> [Required work]:
In the material below, please retype the lines from the very first through the one with "(Strongly disagree)', 'N/A']", exactly and without pictures.

-- -- --

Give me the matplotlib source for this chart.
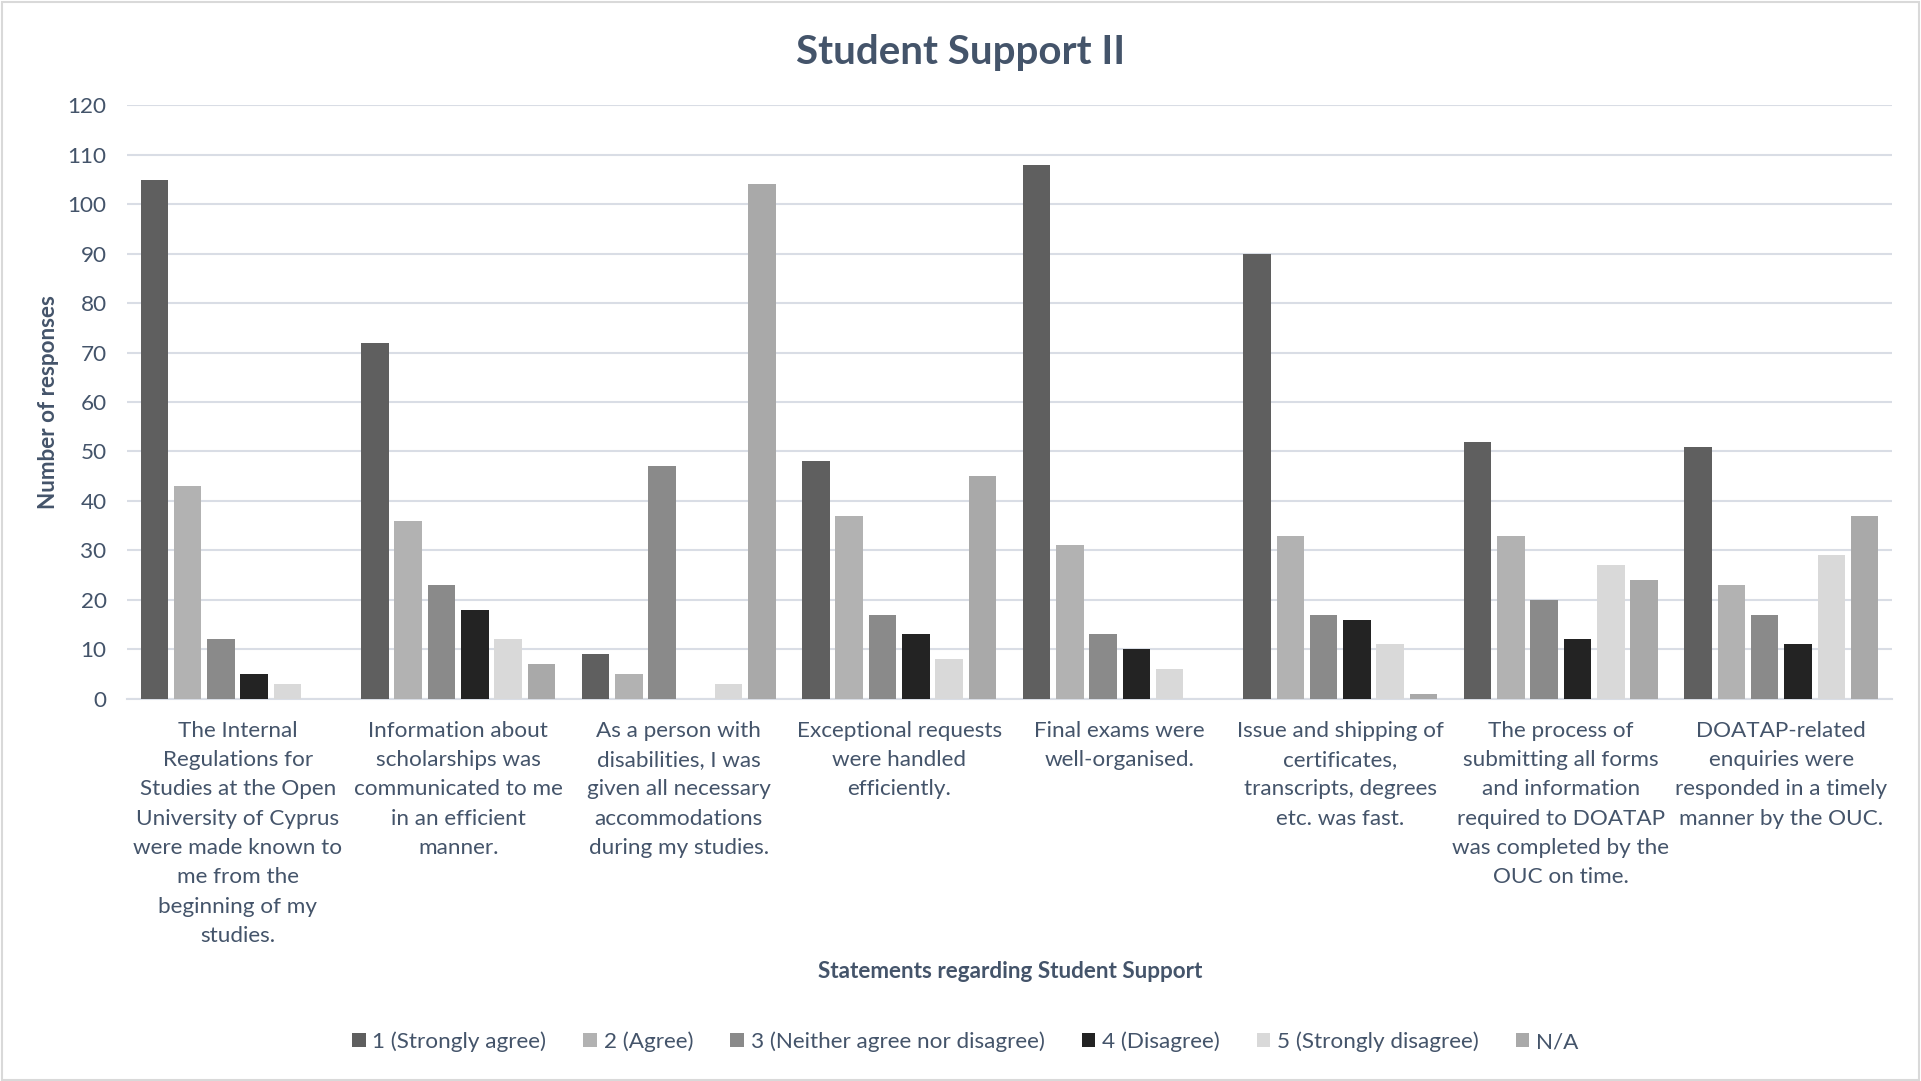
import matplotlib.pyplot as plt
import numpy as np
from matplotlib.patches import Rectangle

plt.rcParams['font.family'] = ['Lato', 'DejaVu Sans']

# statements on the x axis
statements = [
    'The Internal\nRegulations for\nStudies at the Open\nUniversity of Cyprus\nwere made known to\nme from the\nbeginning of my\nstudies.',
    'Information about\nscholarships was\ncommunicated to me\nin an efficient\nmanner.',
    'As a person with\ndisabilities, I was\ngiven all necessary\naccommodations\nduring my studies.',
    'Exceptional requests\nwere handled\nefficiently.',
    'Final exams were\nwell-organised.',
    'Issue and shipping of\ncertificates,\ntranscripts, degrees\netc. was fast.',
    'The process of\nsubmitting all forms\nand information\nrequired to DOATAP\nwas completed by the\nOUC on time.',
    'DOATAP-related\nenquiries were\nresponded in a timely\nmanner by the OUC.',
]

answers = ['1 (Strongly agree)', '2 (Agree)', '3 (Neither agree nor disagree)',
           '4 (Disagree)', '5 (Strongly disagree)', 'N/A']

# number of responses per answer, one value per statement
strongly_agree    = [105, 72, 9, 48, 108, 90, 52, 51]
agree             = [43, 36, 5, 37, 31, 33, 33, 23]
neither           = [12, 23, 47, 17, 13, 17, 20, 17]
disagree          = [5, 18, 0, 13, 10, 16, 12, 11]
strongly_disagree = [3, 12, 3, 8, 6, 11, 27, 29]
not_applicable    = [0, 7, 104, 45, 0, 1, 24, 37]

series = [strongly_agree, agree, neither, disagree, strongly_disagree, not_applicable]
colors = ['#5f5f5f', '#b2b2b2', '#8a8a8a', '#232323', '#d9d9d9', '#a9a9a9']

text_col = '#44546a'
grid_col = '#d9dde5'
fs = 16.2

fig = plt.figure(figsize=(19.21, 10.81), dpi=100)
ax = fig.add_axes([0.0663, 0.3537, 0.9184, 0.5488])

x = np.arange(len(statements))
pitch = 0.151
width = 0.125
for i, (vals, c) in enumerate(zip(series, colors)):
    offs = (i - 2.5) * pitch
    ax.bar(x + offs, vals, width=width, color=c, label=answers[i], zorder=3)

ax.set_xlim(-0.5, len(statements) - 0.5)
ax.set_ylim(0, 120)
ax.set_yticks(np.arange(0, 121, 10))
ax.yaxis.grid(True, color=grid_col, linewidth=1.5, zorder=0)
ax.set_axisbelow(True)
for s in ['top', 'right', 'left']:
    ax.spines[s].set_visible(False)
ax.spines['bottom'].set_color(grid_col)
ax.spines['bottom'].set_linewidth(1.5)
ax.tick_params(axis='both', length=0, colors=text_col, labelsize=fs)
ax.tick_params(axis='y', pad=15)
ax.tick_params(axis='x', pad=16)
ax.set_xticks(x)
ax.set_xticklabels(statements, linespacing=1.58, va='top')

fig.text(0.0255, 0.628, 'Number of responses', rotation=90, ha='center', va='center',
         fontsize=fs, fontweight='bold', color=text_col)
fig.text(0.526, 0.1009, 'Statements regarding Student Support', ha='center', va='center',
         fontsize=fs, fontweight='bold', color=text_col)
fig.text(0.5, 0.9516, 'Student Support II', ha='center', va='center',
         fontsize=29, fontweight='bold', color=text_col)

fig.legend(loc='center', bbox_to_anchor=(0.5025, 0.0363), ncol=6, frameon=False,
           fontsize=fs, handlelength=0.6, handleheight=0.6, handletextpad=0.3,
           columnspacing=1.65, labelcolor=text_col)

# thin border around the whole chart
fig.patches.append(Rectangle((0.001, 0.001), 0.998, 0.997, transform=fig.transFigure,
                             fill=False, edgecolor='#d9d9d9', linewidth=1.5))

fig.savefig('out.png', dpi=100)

-- -- --

> [Task result]:
Give me the matplotlib source for this chart.
import matplotlib.pyplot as plt
import numpy as np
from matplotlib.patches import Rectangle

plt.rcParams['font.family'] = ['Lato', 'DejaVu Sans']

# statements on the x axis
statements = [
    'The Internal\nRegulations for\nStudies at the Open\nUniversity of Cyprus\nwere made known to\nme from the\nbeginning of my\nstudies.',
    'Information about\nscholarships was\ncommunicated to me\nin an efficient\nmanner.',
    'As a person with\ndisabilities, I was\ngiven all necessary\naccommodations\nduring my studies.',
    'Exceptional requests\nwere handled\nefficiently.',
    'Final exams were\nwell-organised.',
    'Issue and shipping of\ncertificates,\ntranscripts, degrees\netc. was fast.',
    'The process of\nsubmitting all forms\nand information\nrequired to DOATAP\nwas completed by the\nOUC on time.',
    'DOATAP-related\nenquiries were\nresponded in a timely\nmanner by the OUC.',
]

answers = ['1 (Strongly agree)', '2 (Agree)', '3 (Neither agree nor disagree)',
           '4 (Disagree)', '5 (Strongly disagree)', 'N/A']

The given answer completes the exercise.